[Begin]
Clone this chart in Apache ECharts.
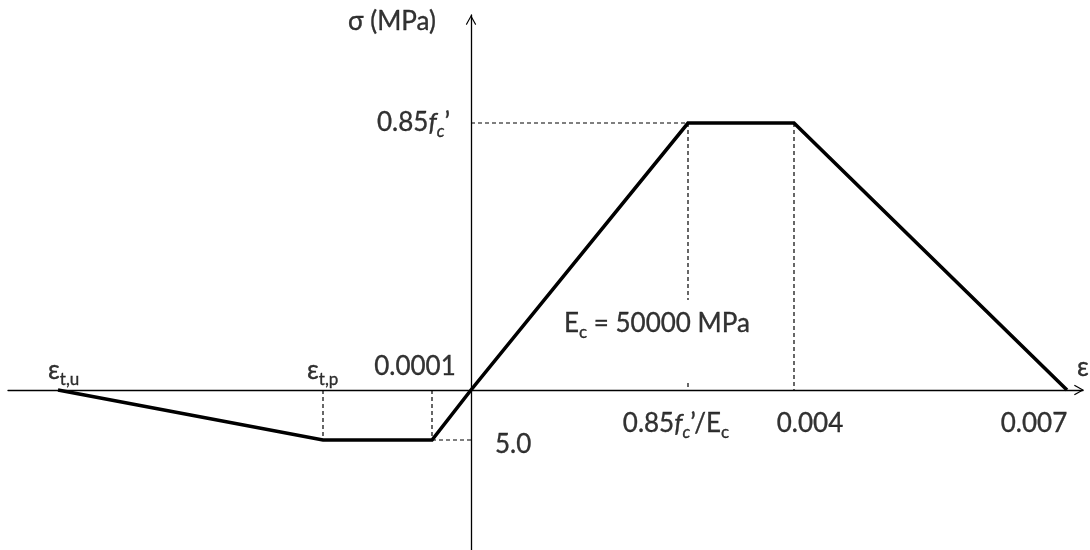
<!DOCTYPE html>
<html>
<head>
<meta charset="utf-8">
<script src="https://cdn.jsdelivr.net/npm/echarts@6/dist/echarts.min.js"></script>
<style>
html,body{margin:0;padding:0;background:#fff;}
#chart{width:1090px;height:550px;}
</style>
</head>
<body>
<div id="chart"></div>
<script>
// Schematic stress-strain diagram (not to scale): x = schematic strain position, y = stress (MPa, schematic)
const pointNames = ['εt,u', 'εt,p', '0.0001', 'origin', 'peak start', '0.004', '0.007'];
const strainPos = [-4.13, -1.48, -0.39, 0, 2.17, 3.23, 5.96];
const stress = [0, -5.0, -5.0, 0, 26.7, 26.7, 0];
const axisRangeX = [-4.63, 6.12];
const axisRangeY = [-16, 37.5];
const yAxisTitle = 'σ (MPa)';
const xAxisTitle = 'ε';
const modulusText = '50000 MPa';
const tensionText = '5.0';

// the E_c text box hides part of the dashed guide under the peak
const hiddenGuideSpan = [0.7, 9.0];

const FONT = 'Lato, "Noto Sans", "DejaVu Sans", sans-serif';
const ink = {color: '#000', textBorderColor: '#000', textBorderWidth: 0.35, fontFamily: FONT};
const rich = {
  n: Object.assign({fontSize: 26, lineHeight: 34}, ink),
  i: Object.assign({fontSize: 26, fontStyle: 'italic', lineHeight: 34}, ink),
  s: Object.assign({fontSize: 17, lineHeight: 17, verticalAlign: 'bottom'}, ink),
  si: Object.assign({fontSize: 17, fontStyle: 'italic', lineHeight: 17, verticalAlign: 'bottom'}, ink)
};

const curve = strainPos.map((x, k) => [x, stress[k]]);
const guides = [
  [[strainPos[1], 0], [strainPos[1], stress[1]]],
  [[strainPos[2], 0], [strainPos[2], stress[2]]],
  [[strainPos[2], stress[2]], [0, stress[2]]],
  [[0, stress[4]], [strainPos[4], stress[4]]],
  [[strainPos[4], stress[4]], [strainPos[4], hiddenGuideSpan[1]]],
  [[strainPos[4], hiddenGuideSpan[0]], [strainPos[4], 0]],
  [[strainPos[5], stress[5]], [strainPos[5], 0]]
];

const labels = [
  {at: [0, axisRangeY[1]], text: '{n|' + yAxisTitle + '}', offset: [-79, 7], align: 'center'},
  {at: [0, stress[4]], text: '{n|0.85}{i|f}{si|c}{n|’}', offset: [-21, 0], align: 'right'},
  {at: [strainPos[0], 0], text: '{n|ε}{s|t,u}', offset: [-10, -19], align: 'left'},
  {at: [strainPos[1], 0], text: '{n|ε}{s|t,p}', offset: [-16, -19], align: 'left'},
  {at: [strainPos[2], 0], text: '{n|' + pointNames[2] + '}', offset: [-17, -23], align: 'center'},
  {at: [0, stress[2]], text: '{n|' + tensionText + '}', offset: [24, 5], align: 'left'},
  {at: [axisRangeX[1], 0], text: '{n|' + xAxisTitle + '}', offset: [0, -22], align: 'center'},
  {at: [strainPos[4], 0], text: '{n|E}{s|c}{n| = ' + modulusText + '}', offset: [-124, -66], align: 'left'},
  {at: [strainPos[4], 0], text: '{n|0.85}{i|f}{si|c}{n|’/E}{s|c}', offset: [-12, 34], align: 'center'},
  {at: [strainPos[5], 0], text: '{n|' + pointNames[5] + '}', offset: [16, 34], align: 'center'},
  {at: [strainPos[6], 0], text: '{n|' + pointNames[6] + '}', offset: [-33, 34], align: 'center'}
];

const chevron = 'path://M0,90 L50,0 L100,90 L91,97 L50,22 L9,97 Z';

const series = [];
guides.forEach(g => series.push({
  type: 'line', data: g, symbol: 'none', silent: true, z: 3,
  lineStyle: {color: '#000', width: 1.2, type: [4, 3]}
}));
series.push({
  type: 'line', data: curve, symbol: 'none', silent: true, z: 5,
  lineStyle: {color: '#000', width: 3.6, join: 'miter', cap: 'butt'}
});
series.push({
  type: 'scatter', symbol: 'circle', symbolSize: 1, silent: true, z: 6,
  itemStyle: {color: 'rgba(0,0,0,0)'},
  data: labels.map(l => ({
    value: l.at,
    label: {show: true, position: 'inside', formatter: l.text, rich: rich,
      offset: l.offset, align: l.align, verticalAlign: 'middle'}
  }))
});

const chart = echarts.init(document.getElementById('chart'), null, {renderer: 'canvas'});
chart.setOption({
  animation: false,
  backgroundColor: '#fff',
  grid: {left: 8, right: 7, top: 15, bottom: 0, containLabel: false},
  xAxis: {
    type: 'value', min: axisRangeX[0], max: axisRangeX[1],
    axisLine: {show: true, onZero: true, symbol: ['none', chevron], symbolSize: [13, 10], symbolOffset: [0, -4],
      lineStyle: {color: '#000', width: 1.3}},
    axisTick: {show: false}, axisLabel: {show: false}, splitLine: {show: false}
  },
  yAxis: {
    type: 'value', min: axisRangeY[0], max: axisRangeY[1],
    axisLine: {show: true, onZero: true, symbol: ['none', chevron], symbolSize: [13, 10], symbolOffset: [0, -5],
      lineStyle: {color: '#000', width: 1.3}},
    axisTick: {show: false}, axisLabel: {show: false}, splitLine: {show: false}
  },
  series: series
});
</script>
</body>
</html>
[End]
What is asked:
The material above holds pictures; copy everything else in it exactly.

Answer to the task:
Clone this chart in Apache ECharts.
<!DOCTYPE html>
<html>
<head>
<meta charset="utf-8">
<script src="https://cdn.jsdelivr.net/npm/echarts@6/dist/echarts.min.js"></script>
<style>
html,body{margin:0;padding:0;background:#fff;}
#chart{width:1090px;height:550px;}
</style>
</head>
<body>
<div id="chart"></div>
<script>
// Schematic stress-strain diagram (not to scale): x = schematic strain position, y = stress (MPa, schematic)
const pointNames = ['εt,u', 'εt,p', '0.0001', 'origin', 'peak start', '0.004', '0.007'];
const strainPos = [-4.13, -1.48, -0.39, 0, 2.17, 3.23, 5.96];
const stress = [0, -5.0, -5.0, 0, 26.7, 26.7, 0];
const axisRangeX = [-4.63, 6.12];
const axisRangeY = [-16, 37.5];
const yAxisTitle = 'σ (MPa)';
const xAxisTitle = 'ε';
const modulusText = '50000 MPa';
const tensionText = '5.0';

// the E_c text box hides part of the dashed guide under the peak
const hiddenGuideSpan = [0.7, 9.0];

const FONT = 'Lato, "Noto Sans", "DejaVu Sans", sans-serif';
const ink = {color: '#000', textBorderColor: '#000', textBorderWidth: 0.35, fontFamily: FONT};
const rich = {
  n: Object.assign({fontSize: 26, lineHeight: 34}, ink),
  i: Object.assign({fontSize: 26, fontStyle: 'italic', lineHeight: 34}, ink),
  s: Object.assign({fontSize: 17, lineHeight: 17, verticalAlign: 'bottom'}, ink),
  si: Object.assign({fontSize: 17, fontStyle: 'italic', lineHeight: 17, verticalAlign: 'bottom'}, ink)
};

const curve = strainPos.map((x, k) => [x, stress[k]]);
const guides = [
  [[strainPos[1], 0], [strainPos[1], stress[1]]],
  [[strainPos[2], 0], [strainPos[2], stress[2]]],
  [[strainPos[2], stress[2]], [0, stress[2]]],
  [[0, stress[4]], [strainPos[4], stress[4]]],
  [[strainPos[4], stress[4]], [strainPos[4], hiddenGuideSpan[1]]],
  [[strainPos[4], hiddenGuideSpan[0]], [strainPos[4], 0]],
  [[strainPos[5], stress[5]], [strainPos[5], 0]]
];

const labels = [
  {at: [0, axisRangeY[1]], text: '{n|' + yAxisTitle + '}', offset: [-79, 7], align: 'center'},
  {at: [0, stress[4]], text: '{n|0.85}{i|f}{si|c}{n|’}', offset: [-21, 0], align: 'right'},
  {at: [strainPos[0], 0], text: '{n|ε}{s|t,u}', offset: [-10, -19], align: 'left'},
  {at: [strainPos[1], 0], text: '{n|ε}{s|t,p}', offset: [-16, -19], align: 'left'},
  {at: [strainPos[2], 0], text: '{n|' + pointNames[2] + '}', offset: [-17, -23], align: 'center'},
  {at: [0, stress[2]], text: '{n|' + tensionText + '}', offset: [24, 5], align: 'left'},
  {at: [axisRangeX[1], 0], text: '{n|' + xAxisTitle + '}', offset: [0, -22], align: 'center'},
  {at: [strainPos[4], 0], text: '{n|E}{s|c}{n| = ' + modulusText + '}', offset: [-124, -66], align: 'left'},
  {at: [strainPos[4], 0], text: '{n|0.85}{i|f}{si|c}{n|’/E}{s|c}', offset: [-12, 34], align: 'center'},
  {at: [strainPos[5], 0], text: '{n|' + pointNames[5] + '}', offset: [16, 34], align: 'center'},
  {at: [strainPos[6], 0], text: '{n|' + pointNames[6] + '}', offset: [-33, 34], align: 'center'}
];

const chevron = 'path://M0,90 L50,0 L100,90 L91,97 L50,22 L9,97 Z';

const series = [];
guides.forEach(g => series.push({
  type: 'line', data: g, symbol: 'none', silent: true, z: 3,
  lineStyle: {color: '#000', width: 1.2, type: [4, 3]}
}));
series.push({
  type: 'line', data: curve, symbol: 'none', silent: true, z: 5,
  lineStyle: {color: '#000', width: 3.6, join: 'miter', cap: 'butt'}
});
series.push({
  type: 'scatter', symbol: 'circle', symbolSize: 1, silent: true, z: 6,
  itemStyle: {color: 'rgba(0,0,0,0)'},
  data: labels.map(l => ({
    value: l.at,
    label: {show: true, position: 'inside', formatter: l.text, rich: rich,
      offset: l.offset, align: l.align, verticalAlign: 'middle'}
  }))
});

const chart = echarts.init(document.getElementById('chart'), null, {renderer: 'canvas'});
chart.setOption({
  animation: false,
  backgroundColor: '#fff',
  grid: {left: 8, right: 7, top: 15, bottom: 0, containLabel: false},
  xAxis: {
    type: 'value', min: axisRangeX[0], max: axisRangeX[1],
    axisLine: {show: true, onZero: true, symbol: ['none', chevron], symbolSize: [13, 10], symbolOffset: [0, -4],
      lineStyle: {color: '#000', width: 1.3}},
    axisTick: {show: false}, axisLabel: {show: false}, splitLine: {show: false}
  },
  yAxis: {
    type: 'value', min: axisRangeY[0], max: axisRangeY[1],
    axisLine: {show: true, onZero: true, symbol: ['none', chevron], symbolSize: [13, 10], symbolOffset: [0, -5],
      lineStyle: {color: '#000', width: 1.3}},
    axisTick: {show: false}, axisLabel: {show: false}, splitLine: {show: false}
  },
  series: series
});
</script>
</body>
</html>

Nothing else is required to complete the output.